Alors que 200 gendarmes ont été déployés sur place pour éviter pour éviter des violences semblables à celles des derniers jours, Germain ne reconnaît plus sa ville : « Je n’ai pas l’impression d’être en France. La gendarmerie qui devrait nous servir, nous protéger, elle nous inquiète, et apparemment, elle tue des jeunes. » Les manifestants ont lancé un appel : « Ne répondons pas à la violence par la violence. »
La mort de Rémi Fraisse risque d’accentuer la rupture entre le gouvernement Valls et les écologistes
Un manifestant tué sous un gouvernement de gauche, on a bien senti l'embarras du pouvoir. Il aura fallu 48 heures à François Hollande pour qu’il exprime sa « compassion », et appelle les parents de Rémi Fraisse. Et encore, sous la pression et les coups de butoirs des écologistes.
La politique française se joue une nouvelle fois à front renversé : c’est de sa gauche que le gouvernement Valls essuie les attaques. La droite, qui aurait pourtant un boulevard, préfère apporter son soutien aux gendarmes et à Bernard Cazeneuve. Le ministre de l'Intérieur n'a d'ailleurs pas manqué de dénoncer l'« instrumentalisation » politique d’un drame.

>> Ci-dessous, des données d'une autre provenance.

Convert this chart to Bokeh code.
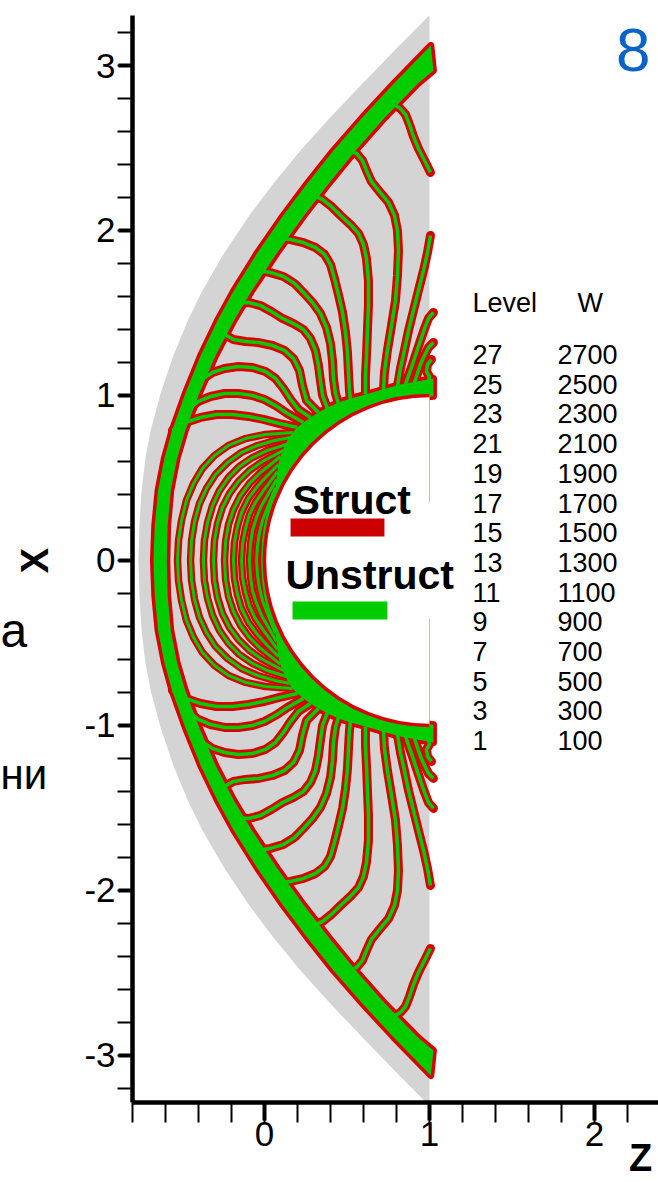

A Europe Ecologie-Les Verts, l’abandon de l’écotaxe n’est pas passé, les députés s’abstiennent de voter le budget, et l’ex-ministre Cécile Duflot acte chaque jour un peu plus sa rupture avec le gouvernement de Manuel Valls. Ce qui ne perturbe pas l’intéressée. « Les écolos, assure un proche du Premier ministre, veulent rouler en vélo en bois sur des chemins de terre. » Ce qui en dit long sur le fossé qui ne cesse de se creuser.